Сергей вынырнул из мыслей, растерянно глянул на прохлаждавшегося смотрителя и вскинул брови. Иван Ильич, пыхтя, обвёл руками будто бы круг, на что Разумовский нахмурился — как грубо.
— Эта с батора, — подсказал он.
— Марья Марфовна? — догадался, наконец, Сергей, припомнив пухлую женщину.
— Угу, она.
Разумовский кинул тряпку в воду и, промывая её от грязи более тщательно, припомнил пожилую Марью Марфовну, одну из воспитательниц по новой программе в детском центре «Радуга» — низкую даму ему по плечо и уже ходящую с палочкой из-за больных ног, зато главное, что дети её любили и она отдавала себя их воспитанию.
— Она хотела её удочерить, но разводный процесс отозвали. Забрали другие опекуны, — пояснил он.
— Чего это она тогда так увязалась, что до сих пор бывает?
Сергей вздохнул, но терпеливо пояснил, отжимая тряпку:
— Она вскармливала её после рождения. Бывает, что так связь материнская формируется между женщиной и ребёнком — не объяснить наукой.
— Мгм, ясно.
Иван Ильич либо понял, либо не понял. Сергей поставил на второе и поспешил воспользоваться тем, что смотритель замолчал, потому продолжил очищать пространство после земельных работ по посадке и прочей пыли. Не то, чтобы Разумовскому не нравилась компания смотрителя — на кладбище жутко бывать одному, это он понял ещё когда впервые один приехал пару лет назад. Тогда будто могилы оживали и смотрели на тебя, стремились рассказать истории, а на душе становилось жутко от осознания, что жизнь когда-то и его отмерит последний срок, и он окажется где-то здесь или на другом. Таком же. Простой обычной плитой, может, без фотографии, но таким же заложником земли и в ряду других таких же.
Смерть ровняла всех, особенно — с землёй. И было в этом и что-то жуткое, и что-то философски-понятное: рано или поздно произойдёт в любом случае.

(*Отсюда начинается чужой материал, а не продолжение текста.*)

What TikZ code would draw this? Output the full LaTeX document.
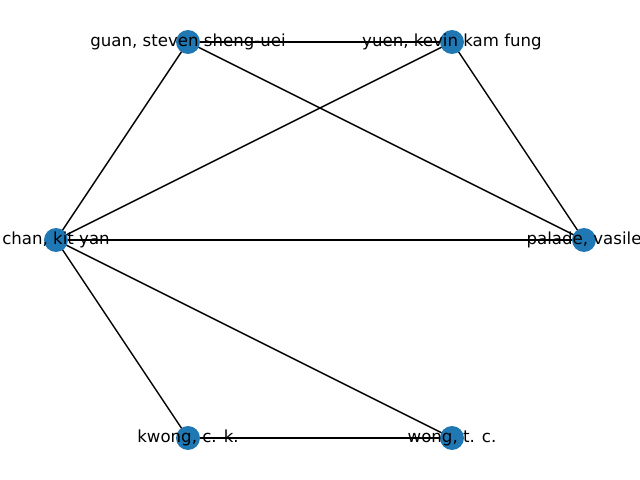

Потому Иван Ильич порой спасал своими расспросами, пускай и был простоват, часто чего-то не понимал, однако с ним определённо спокойнее. Разумовский закончил с поребриком, поднялся и также вылил воду, на этот раз чуть в стороне. После он отставил ведро в коробок, к нему тряпку, какую выкинет на выходе с кладбища, и принялся собирать другие вещи, постепенно вспоминая.